Gary North alerted me to the sad story of Ty Cobb – a man who was rather thin-skinned and quick to anger, but certainly not the vicious racist, murderer, and the cheating bastard depicted in the media… a depiction solidified by the profit-seeking fabrications of one man.
Most media depictions of the man are rooted in a pack of lies written by his ghostwriter, Al Stump. Regrettably for Cobb, he had always been ready to fight and intimidate men on and off the field, and this aggression had been built up over the decades to something ugly – and when Cobb in his dying years finally decided that merely being rich wasn’t enough, he was given a ghostwriter who was far more interested in getting more sales and money in his pocket than in setting the record straight.
An odd truth: Ty Cobb was from Georgia, and born in 1886. Of course, every white man born at the time was a racist, right? Charles Leerhsen, clearing the air, writes:
But what about Cobb’s 19th-century Southern roots? How could someone born in Georgia in 1886 not be a racist? What I found—and again, not because I am the Babe Ruth of researchers, but because I actually did some research—is that Ty Cobb was descended from a long line of abolitionists. His great-grandfather was a minister who preached against slavery and was run out of town for it. His grandfather refused to fight in the Confederate army because of the slavery issue. And his father was an educator and state senator who spoke up for his black constituents and is known to have once broken up a lynch mob.
Cobb himself was never asked about segregation until 1952, when the Texas League was integrating, and Sporting News asked him what he thought. “The Negro should be accepted wholeheartedly, and not grudgingly,” he said. “The Negro has the right to play professional baseball and whose [sic] to say he has not?” By that time he had attended many Negro league games, sometimes throwing out the first ball and often sitting in the dugout with the players. He is quoted as saying that Willie Mays was the only modern-day player he’d pay to see and that Roy Campanella was the ballplayer that reminded him most of himself.

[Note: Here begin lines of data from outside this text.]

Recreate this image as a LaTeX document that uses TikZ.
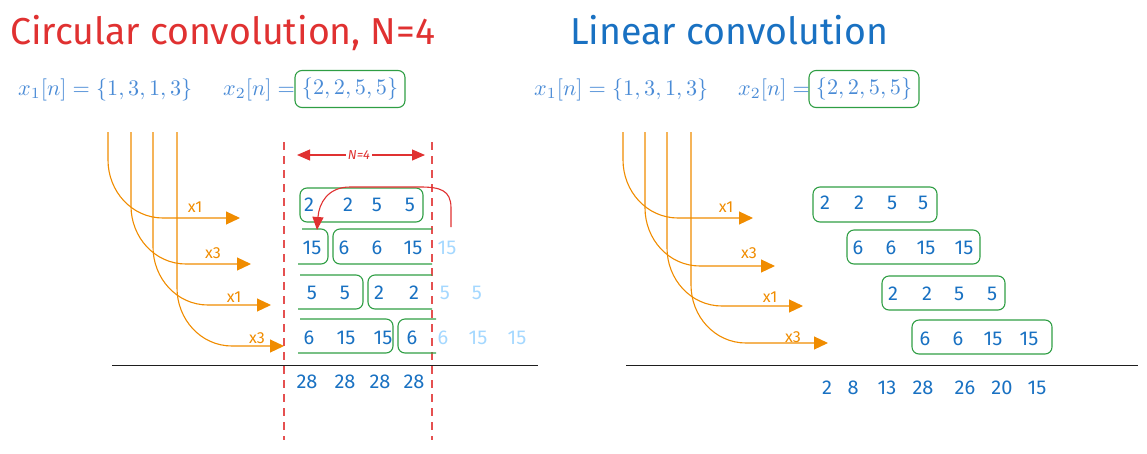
\documentclass[tikz,border=0pt]{standalone}
\usepackage{fontspec}
\newfontfamily\hand{Fira Sans}
\usetikzlibrary{arrows.meta}
\definecolor{ored}{HTML}{E03131}
\definecolor{oblue}{HTML}{1971C2}
\definecolor{lblue}{HTML}{A5D8FF}
\definecolor{ogreen}{HTML}{2F9E44}
\definecolor{oorange}{HTML}{F08C00}
\definecolor{fblue}{HTML}{4A8BD6}
\definecolor{ink}{HTML}{1E1E1E}
\newcommand{\fm}[1]{\scalebox{2.22}{$#1$}}
\begin{document}
\begin{tikzpicture}[x=1pt,y=-1pt,
  num/.style={font=\hand\fontsize{20}{22}\selectfont, text=oblue, inner sep=0pt},
  faint/.style={num, text=lblue},
  gbox/.style={draw=ogreen, line width=1.1pt, rounded corners=7pt},
  oarrow/.style={draw=oorange, line width=1.1pt, -{Triangle[length=14pt,width=13pt]}},
  olabel/.style={font=\hand\fontsize{16}{18}\selectfont, text=oorange, inner sep=0pt},
  formula/.style={text=fblue, inner sep=0pt},
  redash/.style={draw=ored!85, line width=1.3pt, dash pattern=on 8pt off 6pt},
  title/.style={font=\hand\fontsize{37.5}{42}\selectfont, inner sep=0pt}]
\useasboundingbox (0,0) rectangle (1147,453);

% titles
\node[title, text=ored, anchor=base west] (t1) at (10,44) {Circular convolution, N=4};
\node[title, text=oblue, anchor=base west] (t2) at (570,44) {Linear convolution};

% formulas left
\node[formula, anchor=west] (f1) at (18,90) {\fm{x_1[n] = \{1,3,1,3\}}};
\node[formula, anchor=west] (f2) at (223,90) {\fm{x_2[n] =}};
\node[formula, gbox, minimum width=110pt, minimum height=37pt] (f3) at (350,89) {\fm{\{2,2,5,5\}}};
% formulas right
\node[formula, anchor=west] (g1) at (534,90) {\fm{x_1[n] = \{1,3,1,3\}}};
\node[formula, anchor=west] (g2) at (738,90) {\fm{x_2[n] =}};
\node[formula, gbox, minimum width=110pt, minimum height=37pt] (g3) at (864,89) {\fm{\{2,2,5,5\}}};

% orange curves, left
\foreach \x/\h/\t/\i in {108/218/240/1, 131/264/251/2, 153/305/271/3, 177/346/284/4}{
  \coordinate (ls\i) at (\x,132);
  \coordinate (le\i) at (\t,\h);
  \draw[oarrow] (ls\i) -- (\x,\h-58) to[out=-90,in=180] (\x+55,\h) -- (le\i);
}
\node[olabel] (lx1) at (195,207) {x1};
\node[olabel] (lx2) at (213,253) {x3};
\node[olabel] (lx3) at (234,297) {x1};
\node[olabel] (lx4) at (257,338) {x3};

% orange curves, right
\foreach \x/\h/\t/\i in {623/218/753/1, 645/266/775/2, 667/306/803/3, 691/343/828/4}{
  \coordinate (rs\i) at (\x,132);
  \coordinate (re\i) at (\t,\h);
  \draw[oarrow] (rs\i) -- (\x,\h-58) to[out=-90,in=180] (\x+55,\h) -- (re\i);
}
\node[olabel] (rx1) at (726,207) {x1};
\node[olabel] (rx2) at (749,253) {x3};
\node[olabel] (rx3) at (770,297) {x1};
\node[olabel] (rx4) at (793,337) {x3};

% dashed red lines
\coordinate (d1t) at (284,142); \coordinate (d1b) at (284,440);
\coordinate (d2t) at (432,142); \coordinate (d2b) at (432,440);
\draw[redash] (d1t) -- (d1b);
\draw[redash] (d2t) -- (d2b);

% N=4 arrow
\coordinate (na) at (297,155); \coordinate (nb) at (425,155);
\draw[ored, line width=1.1pt, {Triangle[length=13pt,width=11pt]}-{Triangle[length=13pt,width=11pt]}] (na) -- (nb);
\node[fill=white, text=ored, font=\hand\itshape\fontsize{13}{15}\selectfont, inner sep=1.5pt] (nl) at (359,155) {N=4};

% left boxes
\draw[gbox] (300,188) rectangle (423,222);
\draw[gbox] (302,229) -- (328,229) -- (328,264) -- (298,264);
\draw[gbox] (432,229) -- (333,229) -- (333,264) -- (432,264);
\draw[gbox] (300,275) -- (363,275) -- (363,309) -- (298,309);
\draw[gbox] (432,275) -- (368,275) -- (368,309) -- (432,309);
\draw[gbox] (300,319) -- (393,319) -- (393,353) -- (298,353);
\draw[gbox] (436,319) -- (398,319) -- (398,353) -- (436,353);

% left numbers
\foreach \x/\t [count=\i] in {309/2,348/2,377/5,410/5} \node[num] (a\i) at (\x,205) {\t};
\foreach \x/\t [count=\i] in {312/15,344/6,377/6,413/15} \node[num] (b\i) at (\x,248) {\t};
\node[faint] (b5) at (447,248) {15};
\foreach \x/\t [count=\i] in {312/5,345/5,379/2,414/2} \node[num] (c\i) at (\x,293) {\t};
\node[faint] (c5) at (445,293) {5};
\node[faint] (c6) at (477,293) {5};
\foreach \x/\t [count=\i] in {309/6,346/15,383/15,412/6} \node[num] (e\i) at (\x,338) {\t};
\node[faint] (e5) at (443,338) {6};
\node[faint] (e6) at (478,338) {15};
\node[faint] (e7) at (517,338) {15};

% red wrap arrow
\coordinate (ws) at (451,227);
\coordinate (we) at (317,230);
\draw[ored, line width=1.1pt, -{Triangle[length=13pt,width=11pt]}] (ws) -- (451,208) .. controls (451,190) and (440,187) .. (420,187) -- (350,187) .. controls (328,187) and (319,203) .. (we);

% baselines
\coordinate (bl1) at (112,365); \coordinate (bl2) at (538,365);
\coordinate (br1) at (626,365); \coordinate (br2) at (1138,365);
\draw[ink, line width=1pt] (bl1) -- (bl2);
\draw[ink, line width=1pt] (br1) -- (br2);

% left results
\foreach \x [count=\i] in {307,345,380,414} \node[num] (s\i) at (\x,382) {28};

% right boxes
\draw[gbox] (813,187) rectangle (937,222);
\draw[gbox] (847,230) rectangle (980,264);
\draw[gbox] (882,276) rectangle (1005,310);
\draw[gbox] (912,320) rectangle (1052,354);
\foreach \x/\t [count=\i] in {825/2,859/2,892/5,923/5} \node[num] (p\i) at (\x,203) {\t};
\foreach \x/\t [count=\i] in {858/6,891/6,926/15,964/15} \node[num] (q\i) at (\x,248) {\t};
\foreach \x/\t [count=\i] in {893/2,927/2,959/5,992/5} \node[num] (r\i) at (\x,294) {\t};
\foreach \x/\t [count=\i] in {925/6,958/6,993/15,1029/15} \node[num] (u\i) at (\x,339) {\t};

% right results
\foreach \x/\t [count=\i] in {827/2,853/8,887/13,923/28,965/26,1002/20,1037/15} \node[num] (v\i) at (\x,388) {\t};
\end{tikzpicture}
\end{document}
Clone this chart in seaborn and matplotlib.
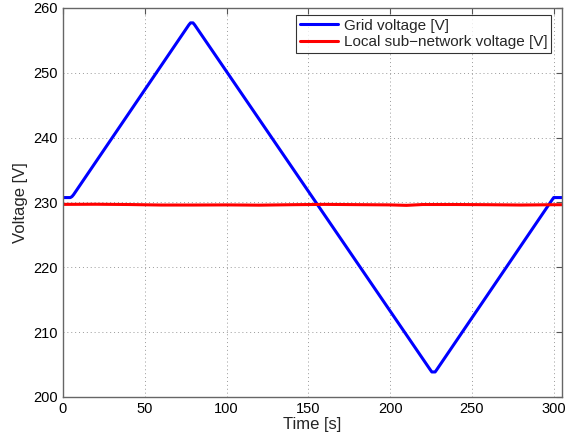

Open and clear, published contempt against a public figure was a new thing in 1961. Even in 1961, the press was both quite liberal and eager to attack those who can’t defend themselves, so Ty Cobb – who didn’t deserve the attacks – was slandered, and not John Kennedy’s whoredom – which was carefully and seamlessly protected by The Guardians of Truth and the Watchdogs of the Public.
The same lying dogs that shape and lead the Establishment Press then, lead our Opinion Shapers today. Fortunately, despite their public and government successes, the Internet gives voice to alternative narratives.
I guess it’s me versus Al Stump. Who knows who will win?
Before the Internet, Leerhsen wouldn’t have stood a chance. “Liberals don’t censor by burning books… they just make sure that they are never published.” Now, things are different.
Now, the truth has a fighting chance.